Can DDL operations be rolled back if something goes wrong?
Most DDL operations auto-commit immediately and cannot be rolled back using standard transaction controls. However, some database systems offer limited rollback capabilities for specific DDL operations. The best practice involves creating backups before executing DDL commands and thoroughly testing changes in development environments first.
How do I choose the right data types when creating tables?
Data type selection should consider storage efficiency, data range requirements, and application needs. Use the smallest appropriate type that accommodates your data range with some growth buffer. Consider VARCHAR for variable-length strings, appropriate numeric types for calculations, and proper date/time types for temporal data.
What happens to existing data when I alter table structures?
ALTER operations generally preserve existing data while modifying structure. However, certain changes like reducing column sizes or changing incompatible data types may cause data loss or errors. Always backup data before structural modifications and test ALTER operations in development environments first.

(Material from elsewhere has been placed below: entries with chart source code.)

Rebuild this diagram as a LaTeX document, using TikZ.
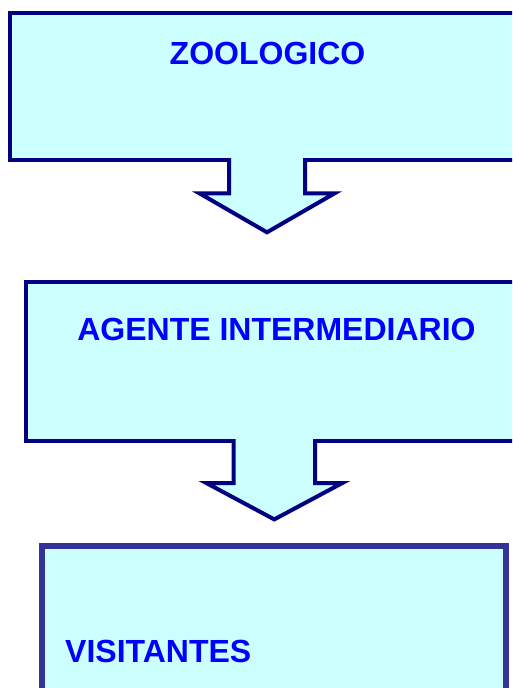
\documentclass[tikz,border=0pt]{standalone}
\usepackage{fontspec}
\setmainfont{Liberation Sans}
\definecolor{celeste}{HTML}{CCFFFF}
\definecolor{azulosc}{HTML}{000080}
\definecolor{violeta}{HTML}{333399}
\definecolor{azul}{HTML}{0000FF}
\begin{document}
\begin{tikzpicture}[x=1pt,y=-1pt,
  caja/.style={draw=azulosc,fill=celeste,line width=4pt,outer sep=0pt,inner sep=0pt},
  flecha/.style={draw=azulosc,fill=celeste,line width=4pt},
  rotulo/.style={text=azul,font=\fontsize{32}{38}\selectfont\bfseries,inner sep=0pt}]
\useasboundingbox (0,0) rectangle (512,688);
\clip (0,0) rectangle (512,688);

% cajas
\node[caja,minimum width=513.4pt,minimum height=147pt] (cajazoo) at (267,86.5) {};
\node[caja,minimum width=496.6pt,minimum height=159pt] (cajaagente) at (274.3,361.5) {};
\node[caja,draw=violeta,line width=6pt,minimum width=464pt,minimum height=174.3pt] (cajavis) at (274.3,632.85) {};

% flechas
\filldraw[flecha] ([xshift=-38pt,yshift=2pt]cajazoo.south) -- ++(0,35.3) -- ++(-29.6,0)
  -- ++(67.6,39) -- ++(67.6,-39) -- ++(-29.6,0) -- ++(0,-35.3);
\filldraw[flecha] ([xshift=-40.7pt,yshift=2pt]cajaagente.south) -- ++(0,44) -- ++(-27.3,0)
  -- ++(68,36.4) -- ++(68,-36.4) -- ++(-27.3,0) -- ++(0,-44);

% textos
\node[rotulo,anchor=base] (zoologico) at (267.5,64) {ZOOLOGICO};
\node[rotulo,anchor=base] (agente) at (276.5,340) {AGENTE INTERMEDIARIO};
\node[rotulo,anchor=base west] (visitantes) at (65,662.3) {VISITANTES};
\end{tikzpicture}
\end{document}
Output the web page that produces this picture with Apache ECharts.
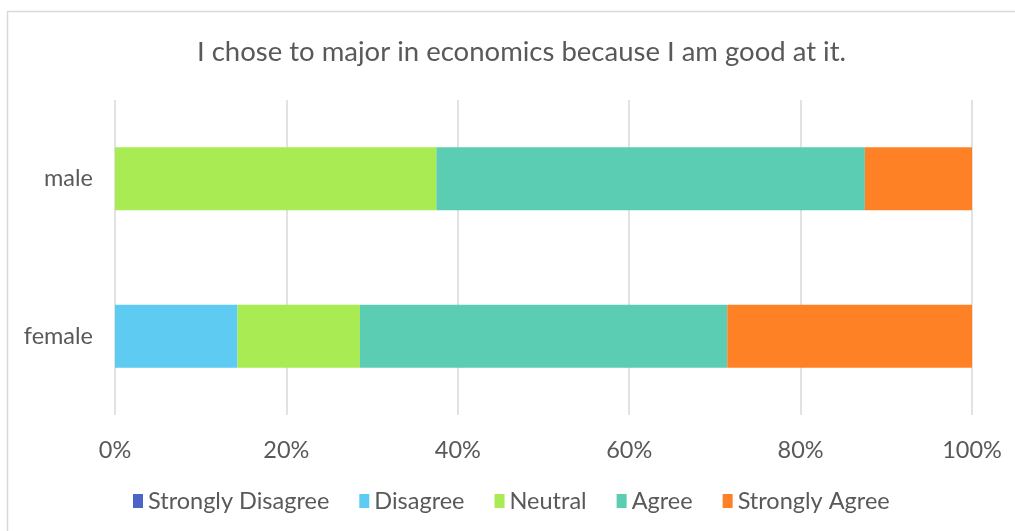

How many indexes should I create on a table?
Index quantity depends on query patterns and performance requirements. Start with primary keys and foreign keys, then add indexes for frequently queried columns. Monitor query performance and index usage statistics to identify optimization opportunities. Too many indexes can slow write operations, so balance read performance gains against write overhead costs.
Is it safe to drop tables in production databases?
Dropping tables permanently removes both structure and data. Implement strict procedures including dependency verification, backup creation, and approval processes before executing DROP operations in production. Consider renaming tables first as a safety measure, allowing recovery if the operation was premature.